Currently, the LEB pricing seems way too convoluted.
The new pricing creates several new categories and sub-categories (why is reseller hosting a separate thing?), it also removes any yearly pricing limits on shared hosting/vpsses, which was used by many hosts to overcome paypal fees on monthly payments.
Furthermore, there is NO guarantee on any of the "managed" hosting providers about the amount of "managing" that will take place (reinstall OS? Setup ssh? Install webserver? Upload website? configure website to use installed mysql server? Optimize mysql tables? Optimize mysql queries? Write some new mysql queries? Write website from scratch? Think of and set up an entire business around a single server? Where will you draw the line in this?)
And at 150usd/month it's very expensive to "try out" how much managing a provider will do for you.

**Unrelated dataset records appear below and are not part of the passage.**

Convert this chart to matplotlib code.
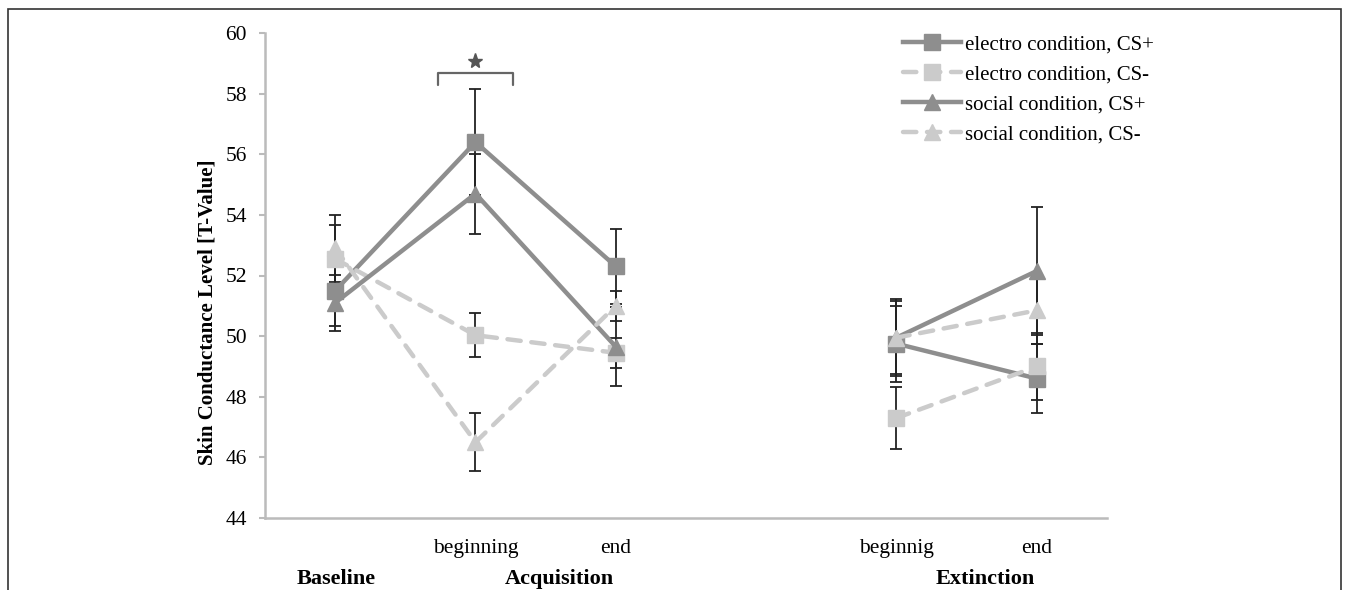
import numpy as np
import matplotlib
matplotlib.use("Agg")
import matplotlib.pyplot as plt
from matplotlib.patches import Rectangle

plt.rcParams['font.family'] = ['Liberation Serif', 'DejaVu Serif']

# positions 0..5, slot 3 left empty between acquisition and extinction
phase_ticks = ["", "beginning", "end", "", "beginnig", "end"]
groups = ["Baseline", "Acquisition", "Extinction"]
group_pos = [0.01, 1.6, 4.63]

nan = np.nan
electro_plus = [51.5, 56.4, 52.3, nan, 49.75, 48.6]
electro_plus_err = [1.16, 1.75, 1.25, nan, 1.25, 1.15]
electro_minus = [52.55, 50.03, 49.45, nan, 47.3, 49.0]
electro_minus_err = [1.1, 0.72, 0.5, nan, 1.02, 1.1]
social_plus = [51.1, 54.7, 49.65, nan, 49.95, 52.15]
social_plus_err = [0.93, 1.32, 1.3, nan, 1.2, 2.1]
social_minus = [52.9, 46.5, 51.0, nan, 49.95, 50.85]
social_minus_err = [1.1, 0.95, 0.5, nan, 1.28, 1.1]

series = [
    ("electro condition, CS+", electro_plus, electro_plus_err, "#8e8e8e", "-", "s"),
    ("electro condition, CS-", electro_minus, electro_minus_err, "#cbcbcb", "--", "s"),
    ("social condition, CS+", social_plus, social_plus_err, "#8e8e8e", "-", "^"),
    ("social condition, CS-", social_minus, social_minus_err, "#cbcbcb", "--", "^"),
]

fig = plt.figure(figsize=(13.57, 5.9), dpi=100)
ax = fig.add_axes([265 / 1357, 1 - 518 / 590, 842 / 1357, 485 / 590])

x = np.arange(6)
for label, vals, errs, col, ls, mk in series:
    v = np.array(vals)
    e = np.array(errs)
    ok = ~np.isnan(v)
    ax.errorbar(x[ok], v[ok], yerr=e[ok], fmt='none', ecolor='#222222',
                elinewidth=1.3, capsize=4.5, capthick=1.3, zorder=2)

for label, vals, errs, col, ls, mk in series:
    kw = {}
    if ls == "--":
        kw = dict(dashes=(3, 2.4), dash_capstyle='round')
    ax.plot(x, vals, color=col, lw=3.2, marker=mk, markersize=11,
            markeredgecolor=col, label=label, zorder=3, **kw)

ax.set_xlim(-0.5, 5.5)
ax.set_ylim(44, 60)
ax.set_yticks(np.arange(44, 61, 2))
ax.set_xticks(x)
ax.set_xticklabels(phase_ticks, fontsize=15.5)
ax.tick_params(axis='x', length=0, pad=15)
ax.tick_params(axis='y', length=4, width=1.5, color='#bbbbbb', labelsize=15.5, pad=9)
for s in ['top', 'right']:
    ax.spines[s].set_visible(False)
for s in ['left', 'bottom']:
    ax.spines[s].set_color('#bbbbbb')
    ax.spines[s].set_linewidth(1.8)

ax.set_ylabel("Skin Conductance Level [T-Value]", fontsize=15, fontweight='bold')
ax.yaxis.set_label_coords(-0.057, 0.425)

for g, p in zip(groups, group_pos):
    ax.text(p, -0.125, g, transform=ax.get_xaxis_transform(), ha='center', va='center',
            fontsize=16, fontweight='bold')

# significance bracket
ax.plot([0.73, 0.73, 1.27, 1.27], [58.3, 58.68, 58.68, 58.3], color='#666666', lw=1.6,
        solid_capstyle='round')
ax.plot([1.0], [59.08], marker='*', markersize=11, color='#555555', linestyle='none')

leg = ax.legend(loc='upper left', bbox_to_anchor=(0.735, 1.035), frameon=False, fontsize=15,
                handlelength=2.8, handletextpad=0.2, labelspacing=0.5)

fig.patches.append(Rectangle((8 / 1357, -0.01), 1333 / 1357, 1 - 9 / 590 + 0.01,
                             transform=fig.transFigure, fill=False, edgecolor='#333333', lw=1.2))

fig.savefig("out.png", dpi=100)
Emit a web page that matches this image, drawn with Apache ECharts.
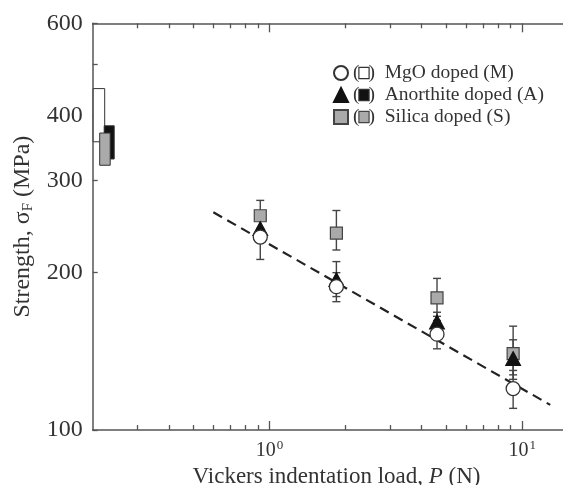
<!DOCTYPE html>
<html>
<head>
<meta charset="utf-8">
<script src="https://cdn.jsdelivr.net/npm/echarts@6/dist/echarts.min.js"></script>
<style>
html, body { margin: 0; padding: 0; background: #fff; }
#chart { width: 563px; height: 485px; }
</style>
</head>
<body>
<div id="chart"></div>
<script>
// indentation loads (N)
var loads = [0.92, 1.84, 4.6, 9.2];
// MgO doped (M)
var mgoStrength = [234, 188, 152.5, 120];
var mgoLow = [212, 176, 143, 110];
var mgoHigh = [256, 200, 162, 130];
// Anorthite doped (A)
var anoStrength = [243, 194, 161, 137];
var anoLow = [230, 180, 152, 127.5];
var anoHigh = [256, 210, 168, 148.8];
// Silica doped (S)
var silStrength = [257, 238, 179, 140];
var silLow = [243, 221, 165, 125];
var silHigh = [275, 263, 195, 158];
// fitted line
var fitLoad = [0.6, 12.9];
var fitStrength = [261, 111.7];
// unindented strength ranges (M, A, S)
var bulkLow = [356, 330, 321];
var bulkHigh = [450, 382, 370];
// ticks
var yLabels = [100, 200, 300, 400, 600];
var yTicks = [100, 200, 300, 400, 500, 600];
var xLabels = [1, 10];
var xMinorTicks = [0.3, 0.4, 0.5, 0.6, 0.7, 0.8, 0.9, 2, 3, 4, 5, 6, 7, 8, 9, 20];

var FONT = 'Liberation Serif';
var axisColor = '#555';

function pairs(xs, ys) {
    return xs.map(function (x, i) { return [x, ys[i]]; });
}
function bars(xs, lo, hi) {
    return xs.map(function (x, i) { return [x, lo[i], hi[i]]; });
}

function errorBarItem(params, api) {
    var x = api.value(0);
    var lo = api.coord([x, api.value(1)]);
    var hi = api.coord([x, api.value(2)]);
    var w = 4;
    var st = { stroke: '#444', lineWidth: 1.4 };
    return {
        type: 'group',
        children: [
            { type: 'line', shape: { x1: lo[0], y1: lo[1], x2: hi[0], y2: hi[1] }, style: st },
            { type: 'line', shape: { x1: lo[0] - w, y1: lo[1], x2: lo[0] + w, y2: lo[1] }, style: st },
            { type: 'line', shape: { x1: hi[0] - w, y1: hi[1], x2: hi[0] + w, y2: hi[1] }, style: st }
        ]
    };
}

// boxes next to the y axis: offset / width in px, fill
var boxLook = [
    { off: 0.5, w: 11.5, fill: '#fff' },
    { off: 11.5, w: 10, fill: '#111' },
    { off: 7, w: 10.5, fill: '#aaa' }
];
function bulkItem(params, api) {
    var look = boxLook[params.dataIndex];
    var top = api.coord([0.2, api.value(1)]);
    var bot = api.coord([0.2, api.value(0)]);
    return {
        type: 'rect',
        shape: { x: top[0] + look.off, y: top[1], width: look.w, height: bot[1] - top[1] },
        style: { fill: look.fill, stroke: '#333', lineWidth: 1 }
    };
}

function xAxisBase(pos, ticks, len, showLine) {
    return {
        type: 'log', logBase: 10, min: 0.2, max: 20, position: pos,
        axisLine: { show: showLine, onZero: false, lineStyle: { color: axisColor, width: 1.5 } },
        axisTick: { show: true, inside: true, length: len, customValues: ticks, lineStyle: { color: axisColor, width: 1.3 } },
        axisLabel: { show: false },
        splitLine: { show: false },
        minorTick: { show: false }
    };
}

var xMain = xAxisBase('bottom', xLabels, 9, true);
xMain.axisLabel = {
    show: true, customValues: xLabels, margin: 9,
    formatter: function (v) {
        return '{b|10}{s|' + Math.round(Math.log(v) / Math.LN10) + '}';
    },
    rich: {
        b: { fontFamily: FONT, fontSize: 20, color: '#333', lineHeight: 22, verticalAlign: 'bottom' },
        s: { fontFamily: FONT, fontSize: 13, color: '#333', lineHeight: 22, verticalAlign: 'top', padding: [0, 0, 8, 1] }
    }
};
xMain.name = '{n|Vickers indentation load, }{i|P}{n| (N)}';
xMain.nameLocation = 'middle';
xMain.nameGap = 34;
xMain.nameTextStyle = {
    padding: [0, 18, 0, 0],
    rich: {
        n: { fontFamily: FONT, fontSize: 23, color: '#333' },
        i: { fontFamily: FONT, fontSize: 23, color: '#333', fontStyle: 'italic' }
    }
};

var chart = echarts.init(document.getElementById('chart'), null, { renderer: 'canvas' });
chart.setOption({
    animation: false,
    backgroundColor: '#fff',
    grid: { left: 92.7, top: 23.3, height: 406.7, width: 505.7, outerBoundsMode: 'none', containLabel: false },
    legend: {
        orient: 'vertical',
        left: 328, top: 58,
        itemWidth: 14, itemHeight: 14, itemGap: 2,
        selectedMode: false,
        data: ['MgO doped (M)', 'Anorthite doped (A)', 'Silica doped (S)'],
        formatter: function (name) {
            var key = name.indexOf('MgO') === 0 ? 'wb' : (name.indexOf('Anorthite') === 0 ? 'kb' : 'gb');
            return '{t|(}{' + key + '|}{t|)  ' + name + '}';
        },
        textStyle: {
            rich: {
                t: { fontFamily: FONT, fontSize: 19.5, color: '#333' },
                wb: { width: 9, height: 10, backgroundColor: '#fff', borderColor: '#333', borderWidth: 1.2 },
                kb: { width: 9, height: 10, backgroundColor: '#111', borderColor: '#333', borderWidth: 1.2 },
                gb: { width: 9, height: 10, backgroundColor: '#aaa', borderColor: '#444', borderWidth: 1.2 }
            }
        }
    },
    xAxis: [
        xMain,
        xAxisBase('bottom', xMinorTicks, 5, false),
        xAxisBase('top', xLabels, 9, true),
        xAxisBase('top', xMinorTicks, 5, false)
    ],
    yAxis: {
        type: 'log', logBase: 10, min: 100, max: 600,
        axisLine: { show: true, onZero: false, lineStyle: { color: axisColor, width: 1.5 } },
        axisTick: { inside: true, length: 5, customValues: yTicks, lineStyle: { color: axisColor, width: 1.3 } },
        axisLabel: { customValues: yLabels, margin: 10, fontFamily: FONT, fontSize: 24, color: '#333' },
        splitLine: { show: false },
        minorTick: { show: false },
        name: '{n|Strength, σ}{s|F}{n| (MPa)}',
        nameLocation: 'middle',
        nameRotate: 90,
        nameGap: 57,
        nameTextStyle: {
            rich: {
                n: { fontFamily: FONT, fontSize: 24, color: '#333', lineHeight: 26, verticalAlign: 'middle' },
                s: { fontFamily: FONT, fontSize: 15, color: '#333', lineHeight: 26, verticalAlign: 'bottom', padding: [8, 0, 0, 0] }
            }
        }
    },
    series: [
        {
            type: 'custom', name: 'bulk', renderItem: bulkItem, clip: false,
            encode: { y: [0, 1] }, z: 3,
            data: bulkLow.map(function (lo, i) { return [lo, bulkHigh[i]]; }),
            dimensions: ['low', 'high'],
            coordinateSystem: 'cartesian2d'
        },
        {
            type: 'line', name: 'fit', data: pairs(fitLoad, fitStrength),
            symbol: 'none', z: 2,
            lineStyle: { color: '#222', width: 2.2, type: [10, 6] }
        },
        { type: 'custom', name: 'errS', renderItem: errorBarItem, encode: { x: 0, y: [1, 2] }, data: bars(loads, silLow, silHigh), z: 3 },
        { type: 'custom', name: 'errA', renderItem: errorBarItem, encode: { x: 0, y: [1, 2] }, data: bars(loads, anoLow, anoHigh), z: 3 },
        { type: 'custom', name: 'errM', renderItem: errorBarItem, encode: { x: 0, y: [1, 2] }, data: bars(loads, mgoLow, mgoHigh), z: 3 },
        {
            type: 'scatter', name: 'Silica doped (S)', data: pairs(loads, silStrength), z: 4,
            symbol: 'rect', symbolSize: 12,
            itemStyle: { color: '#aaa', borderColor: '#444', borderWidth: 1.2, opacity: 1 }
        },
        {
            type: 'scatter', name: 'Anorthite doped (A)', data: pairs(loads, anoStrength), z: 5,
            symbol: 'triangle', symbolSize: [15, 14],
            itemStyle: { color: '#111', borderColor: '#111', borderWidth: 1, opacity: 1 }
        },
        {
            type: 'scatter', name: 'MgO doped (M)', data: pairs(loads, mgoStrength), z: 6,
            symbol: 'circle', symbolSize: 14,
            itemStyle: { color: '#fff', borderColor: '#333', borderWidth: 1.3, opacity: 1 }
        }
    ]
});
</script>
</body>
</html>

I wouldn't think that falls under server management anyway?
Then where exactly would you put the limit? At updating installed apps (apt-get upgrade)? At upgrading the wordpress installation to version x+1? At debugging why a plugin won't work with the updated wordpress version?
All I'm saying is that there is no clear indication of what "managed" means.
Pretty sure managed means managing your server to work with what you want it to work with. Not managing your apps or sites.
Unless someone specially says managed wp hosting or similar.
Ss
Industry standard terminology is usually initial setup and management upto and including the OS. Beyond that you're on your own, and additional help falls in Professional Services.
There's not enough people offering management to define an LE* standard, so I'd say the industry standard should prevail.
Of course, without a definition per offer, that's going to go hilariously wrong at some point.
Idea: no offers on LET for 2 months, increase offer frequency on LEB for that period. Deal?
@Jarland
So where was the choice for the LEB decision. Not having a go but doesn't seem right
LEB isn't a community. LET is.
LEB is a blog, LET is a community. Give jar a break.